Soon, they were 15, then 25; now, they count 33 members. Some locals are aware of the group but confused about their mission. The simplest explanation is that they promote love. Also: acceptance, compassion, joy and other ideas that don’t come first to mind when one contemplates nuns (clowns, maybe, but also unlikely). Their members are Atheists, Buddhists, Catholics – a veritable alphabet soup united by the idea of destroying labels and divisiveness. That, and the greatest, safest sex you can find.

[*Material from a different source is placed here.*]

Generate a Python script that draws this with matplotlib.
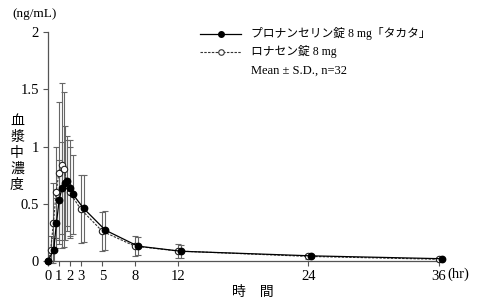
import numpy as np
import matplotlib
matplotlib.use("Agg")
import matplotlib.pyplot as plt

plt.rcParams['font.family'] = ['Liberation Serif', 'Noto Sans CJK JP', 'DejaVu Sans']

# Data (hours, ng/mL)
times = [0, 0.25, 0.5, 0.75, 1, 1.25, 1.5, 1.75, 2, 3, 5, 8, 12, 24, 36]
takata_mean = [0, 0.10, 0.33, 0.53, 0.635, 0.68, 0.70, 0.64, 0.585, 0.46, 0.27, 0.13, 0.085, 0.045, 0.02]
takata_sd = [0, 0.10, 0.22, 0.35, 0.40, 0.50, 0.39, 0.42, 0.345, 0.29, 0.17, 0.08, 0.055, 0.02, 0.01]
lonasen_mean = [0, 0.10, 0.335, 0.60, 0.77, 0.835, 0.80, 0.66, 0.60, 0.455, 0.26, 0.13, 0.087, 0.04, 0.015]
lonasen_sd = [0, 0.12, 0.35, 0.40, 0.62, 0.72, 0.68, 0.40, 0.40, 0.30, 0.17, 0.09, 0.058, 0.02, 0.01]

xticks = [0, 1, 2, 3, 5, 8, 12, 24, 36]
xticklabels = ['0', '1', '2', '3', '5', '8', '12', '24', '36']
yticks = [0, 0.5, 1, 1.5, 2]
yticklabels = ['0', '0.5', '1', '1.5', '2']

label_takata = 'プロナンセリン錠 8 mg「タカタ」'
label_lonasen = 'ロナセン錠 8 mg'
stat_text = 'Mean ± S.D., n=32'

W, H = 479, 302
fig = plt.figure(figsize=(W / 100, H / 100), dpi=100)
ax_left, ax_right, ax_top, ax_bottom = 48, 438.6, 32, 261
ax = fig.add_axes([ax_left / W, 1 - ax_bottom / H, (ax_right - ax_left) / W, (ax_bottom - ax_top) / H])
ax.set_xlim(0, 36)
ax.set_ylim(0, 2)

px_per_hr = (ax_right - ax_left) / 36.0
t = np.array(times, dtype=float)
t_black = np.where(t > 0, t + 3.0 / px_per_hr, t)

ebar_color = '#666666'
ax.errorbar(t, lonasen_mean, yerr=lonasen_sd, fmt='none', ecolor=ebar_color,
            elinewidth=0.8, capsize=2.2, capthick=0.8, clip_on=False, zorder=2)
ax.errorbar(t_black, takata_mean, yerr=takata_sd, fmt='none', ecolor=ebar_color,
            elinewidth=0.8, capsize=2.2, capthick=0.8, clip_on=False, zorder=2)
ax.plot(t, lonasen_mean, linestyle=(0, (2.2, 1.2)), color='#333333', linewidth=0.8,
        marker='o', markersize=4.6, markerfacecolor='white', markeredgecolor='#222222',
        markeredgewidth=0.8, clip_on=False, zorder=3)
ax.plot(t_black, takata_mean, linestyle='-', color='black', linewidth=0.9,
        marker='o', markersize=4.6, markerfacecolor='black', markeredgecolor='black',
        clip_on=False, zorder=4)

for s in ['top', 'right']:
    ax.spines[s].set_visible(False)
for s in ['left', 'bottom']:
    ax.spines[s].set_color('#555555')
    ax.spines[s].set_linewidth(0.9)

ax.set_xticks(xticks)
ax.set_xticklabels(xticklabels)
ax.set_yticks(yticks)
ax.set_yticklabels(yticklabels)
ax.tick_params(axis='both', direction='out', length=3.5, width=0.8, color='#555555',
               labelsize=10.5, pad=3)

# Text annotations
fig.text(12 / W, 1 - 14 / H, '(ng/mL)', fontsize=9.5, ha='left', va='center')
fig.text(17 / W, 1 - 153 / H, '血\n漿\n中\n濃\n度', fontsize=10, ha='center', va='center',
         linespacing=1.2, family=['Noto Sans CJK JP'])
fig.text(253 / W, 1 - 292 / H, '時　間', fontsize=10, ha='center', va='center',
         family=['Noto Sans CJK JP'])
fig.text(447 / W, 1 - 274.5 / H, '(hr)', fontsize=10.5, ha='left', va='center')

# Legend (manual)
ly1, ly2, ly3 = 34, 52, 71
fig.add_artist(plt.Line2D([200 / W, 241 / W], [1 - ly1 / H, 1 - ly1 / H], color='black', lw=0.9,
                          transform=fig.transFigure))
fig.add_artist(plt.Line2D([221 / W], [1 - ly1 / H], marker='o', markersize=4, color='black',
                          transform=fig.transFigure))
fig.add_artist(plt.Line2D([200 / W, 241 / W], [1 - ly2 / H, 1 - ly2 / H], color='#333333', lw=0.8,
                          linestyle=(0, (2.2, 1.2)), transform=fig.transFigure))
fig.add_artist(plt.Line2D([221 / W], [1 - ly2 / H], marker='o', markersize=4, color='#333333',
                          markerfacecolor='white', markeredgewidth=0.8, transform=fig.transFigure))
fig.text(251 / W, 1 - ly1 / H, label_takata, fontsize=8.5, ha='left', va='center')
fig.text(251 / W, 1 - ly2 / H, label_lonasen, fontsize=8.5, ha='left', va='center')
fig.text(251 / W, 1 - ly3 / H, stat_text, fontsize=9, ha='left', va='center')

fig.savefig('out.png', dpi=100)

Sister Fluffy serves as “The Mistress of Pleasure,” putting together 1,500 “pleasure packs” of condoms, lube and breath mints each month. Tonight, he’s calling numbers for the monthly “Sister Bingo” night at Play. Kirk is somewhat shy in his everyday “boy” life, but Fluffy is more in your face. “I may have the biggest boobies in the order,” he laughs.
Murphy and his husband are both vets from Oklahoma. Getting involved with the Sisters has made them more outgoing, more open and more liberal. Husband Parker Coe Murphy acts as one of the guards for the Sisters when they are out doing their “bar missionary” work. Members begin as aspirants – those who are checking it out. Postulancy follows, as they begin applying their new faces and erasing their regular identity. They are more demure, silent as they observe the process. Novices go out in full dress, doing their work, including mandatory service projects. Then, and only then, can these men in dresses become a fully professed Sister.
It’s a year-long process, and it’s a lot of work. Phillips spends six to eight hours a day working on the group: organizing, promoting, networking and more. It takes an average of two hours for members to transform themselves into character. But even if they never help anyone else, they’ve helped each other. “I chose these people. I didn’t get to choose my own family. I spend more time with these folks than I do with my own family,” Sister Fluffy says. Their new names go toward spreading joy – it’s hard to get mad at anything named “Fluffy” – but also give them a chance to start over, with their new identity separate from those who might have been unkind to them in the past.
“More and more, Fluffy is coming out. I can’t take a picture now without putting my hand on my hip,” Murphy laughs.
Phillips says it’s a priority for the group to also work with groups outside of the LGBTQIA world – animal shelters and the homeless, for example – along with groups like the Louisville Youth Group, which provides support for LGBTQIA teens. Oh, and actual nuns? Nuns love the Sisters.
Louisville’s just the first stop, Phillips says, adding that they hope to expand to Lexington as soon as possible. Beyond that, he’s thinking about Cincinnati and Indianapolis. “There’s so many opportunities for this magic and this type of energy to have a presence in any city … We’re everywhere. They never thought they would see one in Louisville.”